Edit: in order to keep things simple, assume that the dimension is $1$. A more symmetric characterization than that given by $(*)$ would be: $$\sum_{k\in\mathbb{Z}}(1+|k|)^{-2M}|c_k(f)|^2<+\infty.\ (**)$$ As you can show, $(*)$ holds true for some $A>0$ and $m\in\mathbb{N}$ if and only if $(**)$ holds true for some $M\in\mathbb{N}$. The gain in using $(**)$ instead of $(*)$ is that the least $M\in\mathbb{N}$ such that $(**)$ holds, also gives you the largest Sobolev space $H^M(\mathbb{T})$ where you can extend by continuity your generalized function (intially defined only on $C^\infty(\mathbb{T})$). You can also allows negative integer values for $M$ in $(**)$. In this case, i.e. if $N\ge0$ is an integer and if $(**)$ holds with $M=-N$, it can be proved that your distribution is represented (by integral pairing) by an element of $H^N({\mathbb{T}})$. Finally, $(**)$ holds true for every $M\in\mathbb{Z}$, if and only if your distribution is represented by a $C^\infty(\mathbb{T})$ function. So, basically, the least $M\in\mathbb{Z}$ such that $(**)$ holds true is a measure of the regularity of your generalized function: smaller means more regular (a similar statement also holds true for $m$ in $(*)$, but in a less nitid way).

Edit edit: some examples.

• The Dirac $\delta :C^\infty(\mathbb{T})\rightarrow\mathbb{C}, \varphi\mapsto \varphi(0)$ is such that $\forall k\in\mathbb{Z}, c_k(\delta)=1$ (here, as in the following examples, the constant actually depends on the normalization constant you have chosen in the definition of Fourier transform, so maybe you have seen that $\forall k\in\mathbb{Z}, c_k(\delta)=\frac{1}{2\pi}$).
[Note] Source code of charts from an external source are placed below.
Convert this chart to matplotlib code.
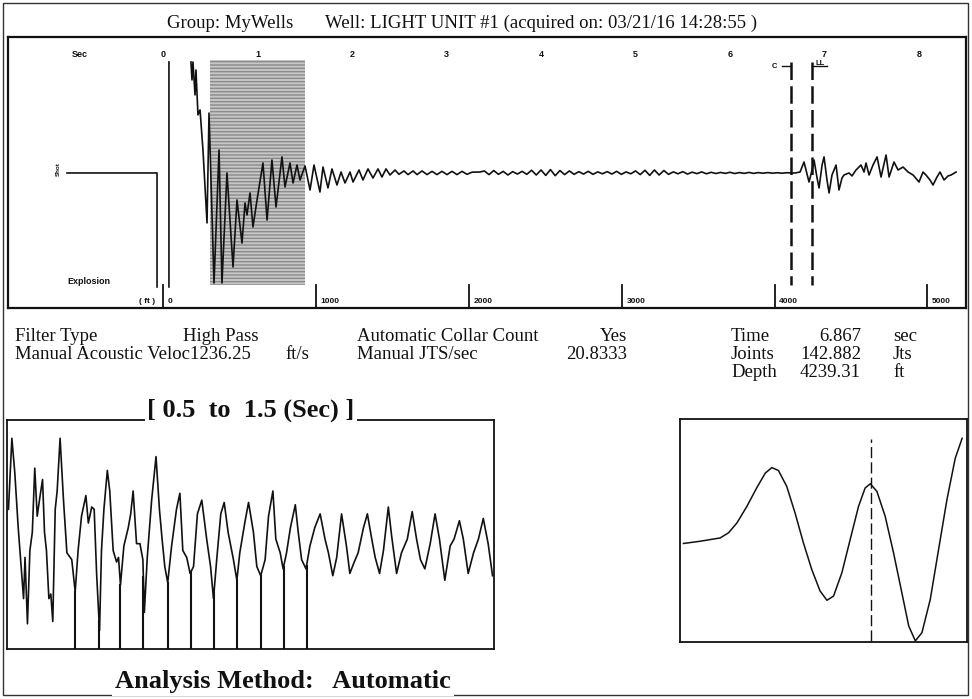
import numpy as np
import matplotlib
matplotlib.use('Agg')
import matplotlib.pyplot as plt
from matplotlib.patches import Rectangle

W, H = 972, 699

# ---------------- data ----------------
header_group = "Group: MyWells"
header_well = "Well: LIGHT UNIT #1 (acquired on: 03/21/16 14:28:55 )"
velocity = 1236.25          # ft/s
jts_per_sec = "20.8333"
time_sec = "6.867"
joints = "142.882"
depth_ft = "4239.31"

sec_ticks = [0, 1, 2, 3, 4, 5, 6, 7, 8]
depth_ticks = [0, 1000, 2000, 3000, 4000, 5000]
window = [0.5, 1.5]
marker_times = [6.645, 6.867]
marker_labels = ['C', 'LL']

# pre-shot baseline and explosion kick
pre_t = [-1.016, -0.063, -0.063]
pre_amp = [0.0, 0.0, -0.844]
kick_t = [0.063, 0.063]
kick_amp = [-0.844, 0.822]

# main acoustic trace, 0.3 .. 3.35 s (extrema)
early_t = [0.296, 0.307, 0.317, 0.339, 0.349, 0.370, 0.392, 0.423, 0.466, 0.487,
           0.540, 0.593, 0.624, 0.677, 0.741, 0.783, 0.836, 0.868, 0.889, 0.921,
           0.952, 0.995, 1.058, 1.101, 1.153, 1.196, 1.259, 1.291, 1.344, 1.376,
           1.418, 1.450, 1.503, 1.556, 1.598, 1.661, 1.693, 1.746, 1.788, 1.841,
           1.884, 1.926, 1.979, 2.011, 2.074, 2.116, 2.169, 2.222, 2.275, 2.317,
           2.360, 2.402, 2.455, 2.497, 2.550, 2.593, 2.646, 2.688, 2.741, 2.794,
           2.847, 2.899, 2.952, 3.005, 3.058, 3.111, 3.164, 3.217, 3.270, 3.354]
early_amp = [0.822, 0.689, 0.822, 0.578, 0.763, 0.430, 0.467, 0.170, -0.370, 0.444,
             -0.815, 0.170, -0.815, 0.000, -0.696, -0.200, -0.519, -0.222, -0.311, -0.148,
             -0.400, -0.200, 0.074, -0.348, 0.096, -0.252, 0.119, -0.104, 0.074, -0.074,
             0.059, -0.052, 0.052, -0.126, 0.059, -0.141, 0.044, -0.111, 0.030, -0.089,
             0.007, -0.074, 0.007, -0.067, 0.022, -0.052, 0.030, -0.037, 0.030, -0.030,
             0.030, -0.015, 0.022, -0.010, 0.015, -0.012, 0.015, -0.012, 0.015, -0.012,
             0.012, -0.012, 0.012, -0.012, 0.012, -0.012, 0.012, -0.010, 0.006, 0.007]

# quiet part, sampled every 0.05 s from 3.40 to 6.65 s
quiet_start, quiet_step = 3.40, 0.05
quiet_amp = [0.015, -0.012, 0.018, -0.010, 0.012, -0.015, 0.010, -0.008, 0.012, -0.010,
             0.020, -0.015, 0.022, -0.018, 0.025, -0.020, 0.018, -0.012, 0.015, -0.010,
             0.010, -0.008, 0.012, -0.010, 0.008, -0.006, 0.010, -0.008, 0.012, -0.010,
             0.008, -0.006, 0.015, -0.012, 0.020, -0.018, 0.022, -0.015, 0.018, -0.010,
             0.008, -0.006, 0.010, -0.008, 0.006, -0.005, 0.008, -0.006, 0.005, -0.004,
             0.004, -0.003, 0.005, -0.004, 0.003, -0.003, 0.004, -0.003, 0.003, -0.002,
             0.003, -0.002, 0.002, -0.002, 0.002, 0.000]

# liquid-level echo burst
burst_t = [6.688, 6.741, 6.783, 6.836, 6.868, 6.889, 6.921, 6.942, 6.974, 6.995,
           7.026, 7.048, 7.079, 7.122, 7.153, 7.185, 7.206, 7.259, 7.291, 7.333,
           7.386, 7.418, 7.439, 7.471, 7.513, 7.556, 7.598, 7.651, 7.683, 7.735,
           7.778, 7.831, 7.884, 7.937, 8.000, 8.042, 8.074, 8.116, 8.148, 8.190,
           8.222, 8.265, 8.307, 8.339, 8.392]
burst_amp = [0.000, 0.007, 0.081, -0.067, 0.022, 0.096, -0.037, -0.111, 0.059, 0.119,
             -0.052, -0.148, -0.015, 0.059, -0.126, -0.037, -0.015, 0.000, -0.022, 0.022,
             0.059, 0.007, 0.074, -0.015, 0.059, 0.119, -0.030, 0.133, -0.030, 0.081,
             0.022, 0.044, 0.007, -0.015, -0.067, 0.007, -0.015, -0.052, -0.089, -0.030,
             0.007, -0.052, -0.022, -0.015, 0.007]

# lower-left: 0.5 .. 1.5 s window trace (0..100 scale)
ll_t = [0.503, 0.510, 0.516, 0.523, 0.530, 0.534, 0.537, 0.542, 0.547, 0.552,
        0.557, 0.562, 0.568, 0.573, 0.577, 0.581, 0.586, 0.590, 0.594, 0.599,
        0.603, 0.609, 0.616, 0.623, 0.633, 0.640, 0.646, 0.653, 0.662, 0.667,
        0.674, 0.679, 0.684, 0.690, 0.694, 0.699, 0.706, 0.711, 0.718, 0.725,
        0.729, 0.733, 0.740, 0.749, 0.754, 0.759, 0.766, 0.773, 0.779, 0.782,
        0.788, 0.797, 0.806, 0.813, 0.818, 0.824, 0.830, 0.838, 0.848, 0.855,
        0.861, 0.869, 0.876, 0.883, 0.891, 0.900, 0.910, 0.918, 0.924, 0.931,
        0.939, 0.946, 0.954, 0.965, 0.972, 0.978, 0.989, 0.996, 1.006, 1.013,
        1.021, 1.030, 1.037, 1.046, 1.052, 1.061, 1.067, 1.074, 1.082, 1.092,
        1.098, 1.105, 1.114, 1.122, 1.132, 1.143, 1.153, 1.160, 1.169, 1.177,
        1.187, 1.197, 1.204, 1.213, 1.221, 1.232, 1.240, 1.249, 1.256, 1.265,
        1.273, 1.283, 1.290, 1.300, 1.310, 1.322, 1.332, 1.341, 1.349, 1.358,
        1.369, 1.379, 1.388, 1.399, 1.410, 1.418, 1.429, 1.437, 1.447, 1.458,
        1.468, 1.478, 1.488, 1.497]
ll_v = [61, 92, 77, 53, 33, 22, 40, 11, 43, 51,
        79, 58, 67, 74, 51, 43, 22, 24, 12, 61,
        69, 92, 65, 42, 39, 25, 43, 58, 67, 55,
        62, 61, 33, 8, 43, 61, 78, 69, 43, 38,
        40, 28, 45, 53, 59, 69, 46, 46, 39, 16,
        40, 65, 84, 61, 49, 36, 29, 45, 61, 68,
        43, 40, 33, 36, 59, 65, 48, 36, 22, 40,
        59, 64, 51, 39, 30, 42, 56, 64, 51, 36,
        32, 39, 58, 69, 48, 42, 35, 42, 53, 63,
        51, 39, 35, 45, 53, 59, 48, 42, 32, 40,
        59, 45, 33, 38, 42, 53, 59, 48, 40, 33,
        43, 62, 49, 33, 42, 48, 60, 48, 39, 35,
        46, 59, 48, 30, 45, 48, 56, 48, 33, 42,
        48, 57, 46, 32]
ll_marks = [0.640, 0.689, 0.733, 0.780, 0.830, 0.877, 0.925, 0.972, 1.021, 1.068, 1.115]

# lower-right: zoomed collar response (0..100 scale)
lr_u = [1.2, 7.0, 14.0, 16.9, 19.8, 23.3, 26.7, 29.7, 32.0, 34.3, 37.2, 40.1, 43.0, 45.9,
        48.8, 51.2, 53.5, 56.4, 59.3, 62.2, 64.5, 66.3, 68.6, 71.5, 74.4, 77.3, 79.7,
        82.0, 84.3, 87.2, 90.1, 93.0, 95.9, 98.3]
lr_v = [43.9, 44.9, 46.4, 48.7, 53.1, 60.6, 68.9, 75.6, 78.1, 76.8, 69.6, 57.6, 44.2, 32.2,
        22.5, 18.3, 20.2, 30.7, 45.7, 60.6, 68.9, 70.8, 67.4, 56.1, 39.7, 21.7, 6.7,
        0.0, 3.7, 18.7, 41.2, 63.6, 82.3, 91.3]
lr_mark = 66.5

# ---------------- drawing ----------------
serif = ['Liberation Serif', 'DejaVu Serif']
sans = ['Liberation Sans', 'DejaVu Sans']
INK = '#111111'

fig = plt.figure(figsize=(W / 100, H / 100), dpi=100)
fig.patch.set_facecolor('white')


def rect(x0, y0, x1, y1):
    return [x0 / W, 1 - y1 / H, (x1 - x0) / W, (y1 - y0) / H]


def ftext(x, y, s, **kw):
    return fig.text(x / W, 1 - y / H, s, **kw)


# outer frame
fig.add_artist(Rectangle((3 / W, 1 - 695 / H), 965 / W, 692 / H, transform=fig.transFigure,
                         fill=False, lw=1.0, ec='#333333', zorder=0))

# header
ftext(167, 28, header_group, fontsize=13.5, family=serif, va='baseline', ha='left', color=INK)
ftext(325, 28, header_well, fontsize=13.5, family=serif, va='baseline', ha='left', color=INK)

# ---- main panel ----
ax = fig.add_axes(rect(8, 37, 966, 308))
ax.set_xlim(-1.640, 8.497)
ax.set_ylim(-1.0, 1.007)
ax.set_xticks([])
ax.set_yticks([])
for s in ax.spines.values():
    s.set_linewidth(1.6)
    s.set_color(INK)

ax.add_patch(Rectangle((window[0], -0.83), window[1] - window[0], 1.667,
                       facecolor='#c6c6c6', edgecolor='#8a8a8a', hatch='-----', lw=0, zorder=1))

quiet_t = quiet_start + quiet_step * np.arange(len(quiet_amp))
trace_t = np.concatenate([pre_t, [np.nan], kick_t, [np.nan], early_t, quiet_t, burst_t])
trace_a = np.concatenate([pre_amp, [np.nan], kick_amp, [np.nan], early_amp, quiet_amp, burst_amp])
ax.plot(trace_t, trace_a, color=INK, lw=1.2, zorder=3)

for tm in marker_times:
    ax.plot([tm, tm], [0.82, -0.83], color=INK, lw=1.8, ls=(0, (7, 2.5)), zorder=4)
ax.text(marker_times[0] - 0.17, 0.79, marker_labels[0], fontsize=5.5, fontweight='bold',
        family=sans, ha='center', va='center', color=INK)
ax.plot([marker_times[0] - 0.1, marker_times[0]], [0.79, 0.79], color=INK, lw=1.0)
ax.plot([marker_times[1], marker_times[1] + 0.16], [0.79, 0.79], color=INK, lw=1.0)
ax.text(marker_times[1] + 0.04, 0.81, marker_labels[1], fontsize=5.5, fontweight='bold',
        family=sans, ha='left', va='center', color=INK)

ax.text(-0.878, 0.874, 'Sec', fontsize=6.5, fontweight='bold', family=sans, ha='center',
        va='center', color=INK)
for s in sec_ticks:
    ax.text(s, 0.874, str(s), fontsize=6.5, fontweight='bold', family=sans, ha='center',
            va='center', color=INK)

for d in depth_ticks:
    td = 2.0 * d / velocity
    ax.plot([td, td], [-1.0, -0.83], color=INK, lw=1.3)
    ax.text(td + 0.05, -0.955, str(d), fontsize=6, fontweight='bold', family=sans,
            ha='left', va='center', color=INK)
ax.text(-0.08, -0.955, '( ft )', fontsize=6, fontweight='bold', family=sans,
        ha='right', va='center', color=INK)
ax.text(-1.016, -0.807, 'Explosion', fontsize=6.5, fontweight='bold', family=sans,
        ha='left', va='center', color=INK)
ax.text(-1.111, 0.03, 'Shot', fontsize=4.5, fontweight='bold', family=sans, rotation=90,
        ha='center', va='center', color=INK)

# ---- info rows ----
rows = [341, 359, 377]
fs_info = 13.5
ftext(15, rows[0], 'Filter Type', fontsize=fs_info, family=serif, va='baseline', color=INK)
ftext(183, rows[0], 'High Pass', fontsize=fs_info, family=serif, va='baseline', color=INK)
ftext(357, rows[0], 'Automatic Collar Count', fontsize=fs_info, family=serif, va='baseline', color=INK)
ftext(627, rows[0], 'Yes', fontsize=fs_info, family=serif, va='baseline', ha='right', color=INK)
ftext(15, rows[1], 'Manual Acoustic Veloc' + f'{velocity:.2f}', fontsize=fs_info, family=serif,
      va='baseline', color=INK)
ftext(285, rows[1], 'ft/s', fontsize=fs_info, family=serif, va='baseline', color=INK)
ftext(357, rows[1], 'Manual JTS/sec', fontsize=fs_info, family=serif, va='baseline', color=INK)
ftext(627, rows[1], jts_per_sec, fontsize=fs_info, family=serif, va='baseline', ha='right', color=INK)
for i, (lab, val, unit) in enumerate([('Time', time_sec, 'sec'), ('Joints', joints, 'Jts'),
                                       ('Depth', depth_ft, 'ft')]):
    ftext(731, rows[i], lab, fontsize=fs_info, family=serif, va='baseline', color=INK)
    ftext(861, rows[i], val, fontsize=fs_info, family=serif, va='baseline', ha='right', color=INK)
    ftext(893, rows[i], unit, fontsize=fs_info, family=serif, va='baseline', color=INK)

# ---- lower-left panel ----
axl = fig.add_axes(rect(7, 420, 494, 649))
axl.set_xlim(window[0], window[1])
axl.set_ylim(0, 100)
axl.set_xticks([])
axl.set_yticks([])
for s in axl.spines.values():
    s.set_linewidth(1.3)
    s.set_color(INK)
axl.plot(ll_t, ll_v, color=INK, lw=1.2)
for m in ll_marks:
    axl.plot([m, m], [0, np.interp(m, ll_t, ll_v)], color=INK, lw=1.5)

ftext(251, 417, f'[ {window[0]}  to  {window[1]} (Sec) ]', fontsize=19, fontweight='bold',
      family=serif, ha='center', va='baseline', color=INK,
      bbox=dict(facecolor='white', edgecolor='none', pad=1.5))

# ---- lower-right panel ----
axr = fig.add_axes(rect(680, 419, 967, 642))
axr.set_xlim(0, 100)
axr.set_ylim(-0.5, 100)
axr.set_xticks([])
axr.set_yticks([])
for s in axr.spines.values():
    s.set_linewidth(1.3)
    s.set_color(INK)
axr.plot(lr_u, lr_v, color=INK, lw=1.1)
axr.plot([lr_mark, lr_mark], [0, 91], color=INK, lw=1.0, ls=(0, (8, 3)))

ftext(283, 688, 'Analysis Method:   Automatic', fontsize=19, fontweight='bold', family=serif,
      ha='center', va='baseline', color=INK,
      bbox=dict(facecolor='white', edgecolor='none', pad=2))

fig.savefig('out.png', dpi=100, facecolor='white')
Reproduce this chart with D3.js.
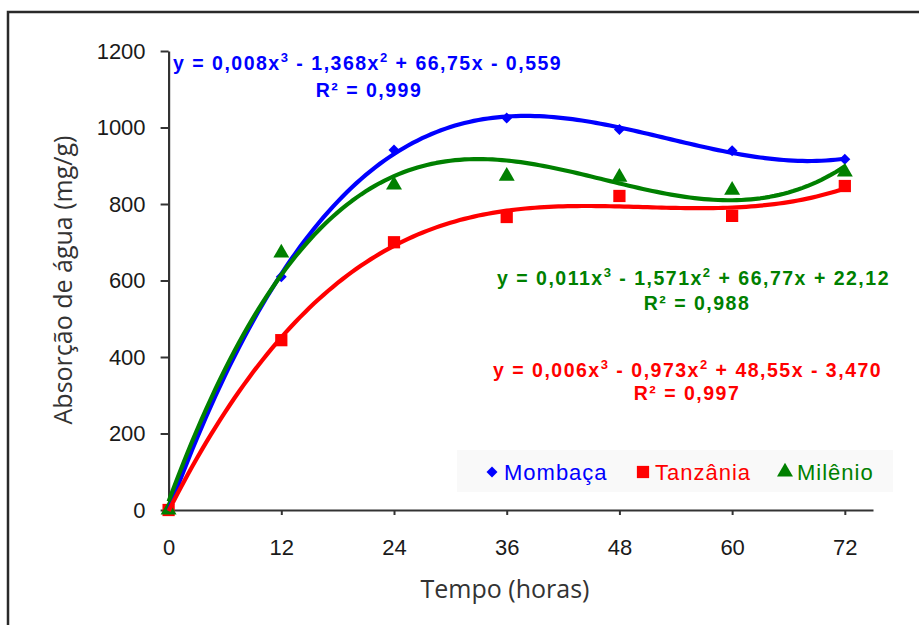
<!DOCTYPE html>
<html>
<head>
<meta charset="utf-8">
<script src="https://cdn.jsdelivr.net/npm/d3@7"></script>
<style>
  body { margin: 0; background: #fff; }
  svg { display: block; }
</style>
</head>
<body>
<svg></svg>
<script>
let width = 919;
let height = 625;

// tempo (horas)
let hours = [0, 12, 24, 36, 48, 60, 72];
let xTicks = [0, 12, 24, 36, 48, 60, 72];
let yTicks = [0, 200, 400, 600, 800, 1000, 1200];

// absorção de água (mg/g)
let mombaca  = [0, 610, 941, 1025, 995, 939, 917];
let tanzania = [0, 444, 700, 766, 821, 769, 847];
let milenio  = [0, 672, 850, 873, 870, 836, 884];

let seriesNames = ["Mombaça", "Tanzânia", "Milênio"];
let colours = ["#0000ff", "#ff0000", "#008000"];

// equation labels as shown by the trendlines
let eqCoefs = [
  ["0,008", "1,368", "+ 66,75x - 0,559", "0,999"],
  ["0,006", "0,973", "+ 48,55x - 3,470", "0,997"],
  ["0,011", "1,571", "+ 66,77x + 22,12", "0,988"]
];

let svg = d3.select("svg")
  .attr("width", width)
  .attr("height", height);

// outer frame
svg.append("rect")
  .attr("x", 8).attr("y", 12)
  .attr("width", 1000).attr("height", 800)
  .attr("fill", "none")
  .attr("stroke", "#2a2a2a")
  .attr("stroke-width", 2.5);

let x = d3.scaleLinear().domain([0, 75]).range([168.6, 873]);
let y = d3.scaleLinear().domain([0, 1200]).range([510, 51]);

// least squares cubic (the excel polynomial trendline)
function cubicFit(xs, ys) {
  let n = 4;
  let A = [];
  for (let r = 0; r < n; r++) {
    A.push([]);
    for (let c = 0; c < n; c++) A[r].push(d3.sum(xs, v => Math.pow(v, r + c)));
    A[r].push(d3.sum(xs, (v, i) => Math.pow(v, r) * ys[i]));
  }
  for (let i = 0; i < n; i++) {
    let p = i;
    for (let k = i + 1; k < n; k++) if (Math.abs(A[k][i]) > Math.abs(A[p][i])) p = k;
    [A[i], A[p]] = [A[p], A[i]];
    for (let k = i + 1; k < n; k++) {
      let f = A[k][i] / A[i][i];
      for (let c = i; c <= n; c++) A[k][c] -= f * A[i][c];
    }
  }
  let b = new Array(n).fill(0);
  for (let i = n - 1; i >= 0; i--) {
    let s = A[i][n];
    for (let c = i + 1; c < n; c++) s -= A[i][c] * b[c];
    b[i] = s / A[i][i];
  }
  return t => b[0] + b[1] * t + b[2] * t * t + b[3] * t * t * t;
}

let allSeries = [mombaca, tanzania, milenio];

// legend box
svg.append("rect")
  .attr("x", 457).attr("y", 450)
  .attr("width", 436).attr("height", 42)
  .attr("fill", "#f9f9f9");

// axes
let yAxis = svg.append("g")
  .attr("transform", "translate(" + x(0) + ",0)")
  .call(d3.axisLeft(y).tickValues(yTicks).tickFormat(d3.format("d"))
    .tickSize(8).tickSizeOuter(0).tickPadding(15));

let xAxis = svg.append("g")
  .attr("transform", "translate(0," + y(0) + ")")
  .call(d3.axisBottom(x).tickValues(xTicks).tickSize(5).tickSizeOuter(0).tickPadding(24));

[yAxis, xAxis].forEach(a => {
  a.select(".domain").attr("stroke", "#333").attr("stroke-width", 2.2);
  a.selectAll(".tick line").attr("stroke", "#333").attr("stroke-width", 2);
  a.selectAll("text")
    .attr("fill", "#1a1a1a")
    .style("font-family", "Liberation Sans, Arial, sans-serif")
    .style("font-size", "22px");
});

// markers
let symbolTypes = [d3.symbolSquare, d3.symbolSquare, d3.symbolTriangle];
let symbolSizes = [60, 150, 110];
let symbolRot = [45, 0, 0];

allSeries.forEach((vals, s) => {
  svg.append("g").selectAll("path")
    .data(hours)
    .enter()
    .append("path")
      .attr("transform", (d, i) => "translate(" + x(d) + "," + y(vals[i]) + ") rotate(" + symbolRot[s] + ")")
      .attr("d", d3.symbol().type(symbolTypes[s]).size(symbolSizes[s]))
      .attr("fill", colours[s]);
});

// trendlines, drawn blue, green, red
let line = d3.line().x(d => x(d[0])).y(d => y(d[1]));
[0, 2, 1].forEach(s => {
  let f = cubicFit(hours, allSeries[s]);
  let pts = d3.range(0, 72.01, 0.5).map(t => [t, f(t)]);
  svg.append("path")
    .datum(pts)
    .attr("d", line)
    .attr("fill", "none")
    .attr("stroke", colours[s])
    .attr("stroke-width", 4.2)
    .attr("stroke-linejoin", "round");
});

// equation labels
let eqPos = [
  {x: 173, y: 70, r2x: 369, r2y: 97},
  {x: 493, y: 377, r2x: 687, r2y: 400},
  {x: 497, y: 285, r2x: 697, r2y: 310}
];

eqCoefs.forEach((c, s) => {
  let t = svg.append("text")
    .attr("x", eqPos[s].x).attr("y", eqPos[s].y)
    .attr("fill", colours[s])
    .style("font-family", "Liberation Sans, Arial, sans-serif")
    .style("font-size", "19.5px")
    .style("font-weight", "bold")
    .style("letter-spacing", "1.5px");
  t.append("tspan").text("y = " + c[0] + "x");
  t.append("tspan").attr("dy", -8).style("font-size", "13px").text("3");
  t.append("tspan").attr("dy", 8).text(" - " + c[1] + "x");
  t.append("tspan").attr("dy", -8).style("font-size", "13px").text("2");
  t.append("tspan").attr("dy", 8).text(" " + c[2]);

  svg.append("text")
    .attr("x", eqPos[s].r2x).attr("y", eqPos[s].r2y)
    .attr("text-anchor", "middle")
    .attr("fill", colours[s])
    .style("font-family", "Liberation Sans, Arial, sans-serif")
    .style("font-size", "19.5px")
    .style("font-weight", "bold")
    .style("letter-spacing", "1.5px")
    .text("R² = " + c[3]);
});

// legend
let legendX = [492, 643, 785];
seriesNames.forEach((name, s) => {
  svg.append("path")
    .attr("transform", "translate(" + legendX[s] + ",472) rotate(" + symbolRot[s] + ")")
    .attr("d", d3.symbol().type(symbolTypes[s]).size(symbolSizes[s]))
    .attr("fill", colours[s]);
  svg.append("text")
    .attr("x", legendX[s] + 12).attr("y", 480)
    .attr("fill", colours[s])
    .style("font-family", "Liberation Sans, Arial, sans-serif")
    .style("font-size", "22px")
    .style("letter-spacing", "1px")
    .text(name);
});

// axis titles
svg.append("text")
  .attr("transform", "translate(72,280) rotate(-90)")
  .attr("text-anchor", "middle")
  .attr("fill", "#333")
  .style("font-family", "Open Sans, sans-serif")
  .style("font-size", "25px")
  .text("Absorção de água (mg/g)");

svg.append("text")
  .attr("x", 505).attr("y", 598)
  .attr("text-anchor", "middle")
  .attr("fill", "#333")
  .style("font-family", "Open Sans, sans-serif")
  .style("font-size", "25px")
  .text("Tempo (horas)");
</script>
</body>
</html>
Then $(**)$ holds true with $M=1$ but fails with $M=0$. Then the largest Sobolev space $H^M(\mathbb{T})$ where you can extend $\delta$ is $H^1(\mathbb{T})$, meaning that you can't extend continuosly $\delta$ to $H^0(\mathbb{T})=L^2(\mathbb{T})$. Notice however that $\delta$ can be extended continuously to the whole $C^0(\mathbb{T})$ and $H^1(\mathbb{T})\subset C^0(\mathbb{T})\subset L^2(\mathbb{T})$. The point is that $C^0(\mathbb{T})$ isn't one of the Sobolev spaces in the scale spaces $H^m(\mathbb{T})$ for any $m\in\mathbb{Z}$. In other words, the characterization of $(**)$ doesn't tell you that $H^M(\mathbb{T})$ is the largest Banach space where you can extend your distribution continuosly, but only that it is the largest Sobolev space of the form $H^M(\mathbb{T})$ for some $M\in\mathbb{Z}$. Also, notice that the least $m\in\mathbb{N}$ such that $(*)$ holds is $m=0$.
• The derivative of the Dirac, i.e. $\delta':C^\infty(\mathbb{T})\rightarrow\mathbb{C}, \varphi\mapsto- \varphi'(0)$ is such that $\forall k\in\mathbb{Z}, c_k(\delta')=ik$. Then $(**)$ holds true with $M=2$ but fails with $M=1$. So the largest Sobolev $H^M(\mathbb{T})$ where you can extend $\delta'$ is $H^2(\mathbb{T})$, meaning that you can't extend $\delta'$ continuously to the whole $H^1(\mathbb{T})$. Notice that the derivative takes away one "degree" of regularity from your distribution. Here again you can extend the distribution continuously to the whole $C^1(\mathbb{T})$ and $H^2(\mathbb{T})\subset C^1(\mathbb{T})\subset H^1(\mathbb{T})$. Notice that the least $m\in\mathbb{N}$ such that $(*)$ holds is $m=1$... so, by these last two examples, you may wonder that, if $m\in\mathbb{N}$ is the least integer such that $(*)$ holds, then your distribution can be extended continuosly to the whole $C^m(\mathbb{T})$, but:
• The principal value distribution $f : C^\infty(\mathbb{T})\rightarrow\mathbb{C}, \varphi \mapsto \lim_{\varepsilon\rightarrow0^+}\frac{1}{2\pi}\int_{\mathbb{T}\backslash[-\varepsilon,\varepsilon]}\varphi(t)\cot(\frac{t}{2})\operatorname{d}t$ is such that $\forall k\in\mathbb{Z}, c_k(f)=-i \operatorname{sgn}(k)$. So, again, noticing that $(**)$ holds true with $M=1$ but not with $M=0$, you can extend $f$ continuosly to the Sobolev $H^1(\mathbb{T})$ but not to $L^2(\mathbb{T})$. However, notice that the least $m\in\mathbb{N}$ such that $(*)$ holds is $m=0$, but this time doesn't exists a continuous extension of $f$ to the whole $C^0(\mathbb{T})$. Then, the conjecture done in the previous example simply doesn't hold true. This is an istance of what I meant when I said that $(**)$ is "more symmetric" then $(*)$.